Rifta Masih, 11, who reportedly suffers from Down’s Syndrome, was arrested for allegedly burning pages from the Holy Quran. She was taken into police custody from a low-income area of Islamabad last Thursday after a furious mob demanded she be punished.
Amnesty International’s South Asia director, Polly Truscott, said the case showed the "erosion of the rule of law" in Pakistan and the dangers faced by those accused of blasphemy.
"Amnesty International is extremely concerned for Rifta's safety. In the recent past, individuals accused of blasphemy have been killed by members of the public," The Express Tribune quoted Truscott, as saying.
Truscott welcomed President Asif Ali Zardari's move seeking an explanation for the arrest, but warned it would count for little unless there were "greater efforts to reform the blasphemy laws to ensure they cannot be used maliciously to settle disputes or enable private citizens to take matters into their own hands."
"The continued failure to reform these laws has effectively sent the message that anyone can commit outrageous abuses and attempt to excuse them as defence of religious sentiments," Truscott said.

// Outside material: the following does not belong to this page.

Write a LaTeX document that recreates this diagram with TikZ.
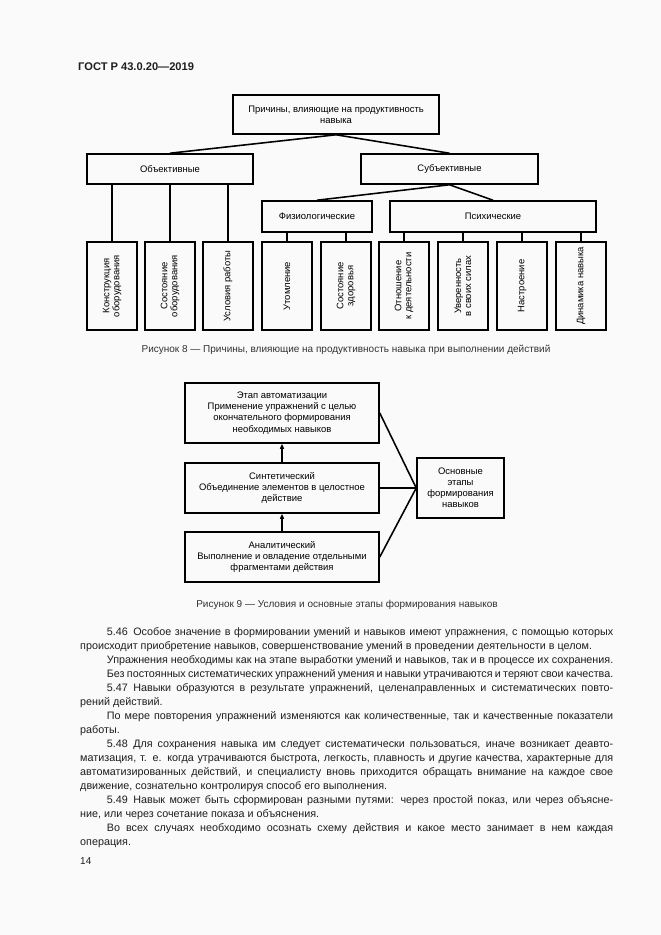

The Human Rights Commission of Pakistan (HRCP) too condemned the incident, saying: "The fact that the girl is a juvenile and suffers from Down's Syndrome only makes the charge more preposterous and barbaric. It is also extremely disturbing to note that the police allowed a mob to surround the police station and demand that she be handed over."
The HRCP statement expressed concern over the country’s political leadership being unwilling to speak out against extremism and injustices towards non-Muslims, and added that the authorities should immediately release the girl.